An important professional tool
A common, coherent, grade-by grade curriculum core is an important professional tool. When such a curriculum is neither vague nor overly prescriptive, it is a vital way to enhance teaching and learning. Such a curriculum allows teachers and parents to get a good sense of what students are expected to know and be able to do at any specific grade level. It helps teachers to identify which students are having difficulty and need extra help. It means that teachers can share best practices with their colleagues, that transient students won't suffer from a new curriculum every time they switch schools, and that all students are exposed systematically to the knowledge and skills they need, without risking unproductive repetition or lack of exposure to key topics. Further, if tests are not pegged to a broad curriculum, they will lead to a narrow, "teach-to-the-test" curriculum, which hurts kids and diminishes teaching.
Builds background knowledge
Research tells us that as students advance through the grades, their reading comprehension depends more and more on "background knowledge." A common core curriculum can help ensure that all kids are exposed to the rich, broad knowledge that can propel them past the notorious fourth-grade reading slump—and enable them to enter middle school ready to comprehend challenging materials.
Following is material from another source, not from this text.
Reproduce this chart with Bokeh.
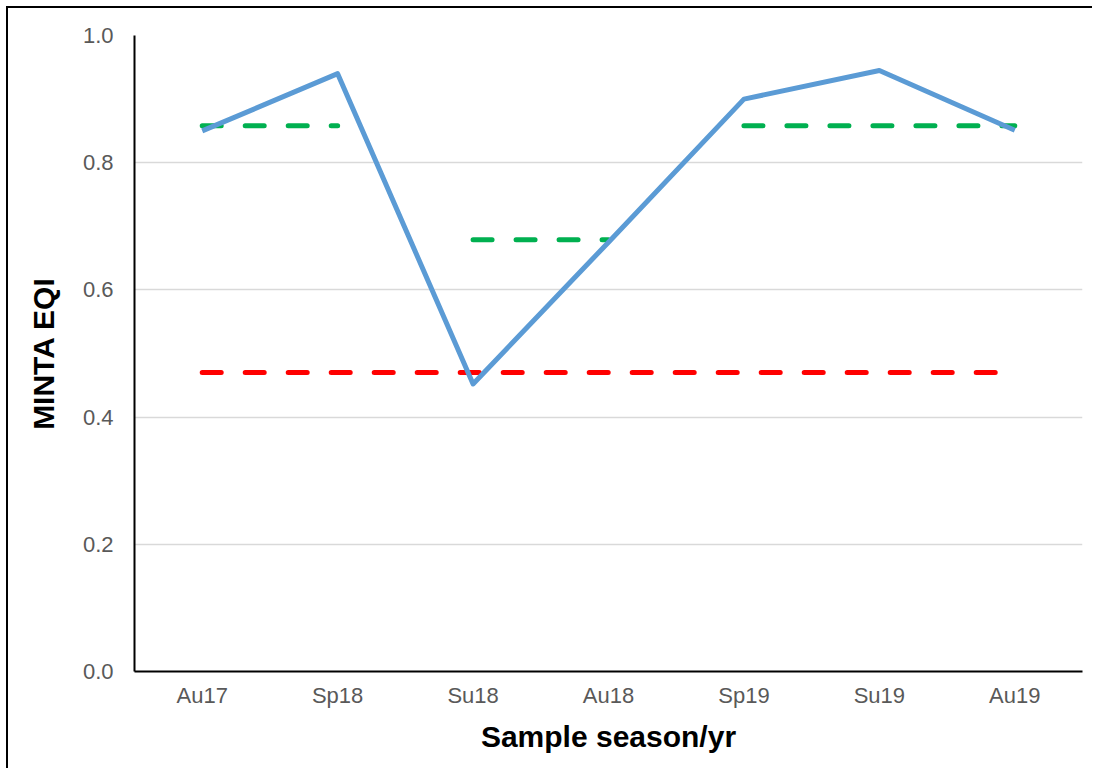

A knowledge-rich curriculum is especially vital for children from low-income families who, on average, have been exposed to roughly 30 million fewer words than children from professional families—and whose "word and world knowledge" is therefore so much less substantial than that of their peers.
Incorporates content into early reading blocks
We can't allow the important focus on early reading skills to crowd out the knowledge children need. With early literacy blocks often taking up two or more hours a day, it's important to bring content reading and discussions into those periods.
High-quality professional development
Research strongly suggests that when professional development is pegged to the curriculum being taught (instead of toward generic skills), it is more effective—and the effects are seen in student achievement. Plus, a shared curriculum enables the best kind of professional development—collegial efforts to share best practices and to overcome common teaching challenges.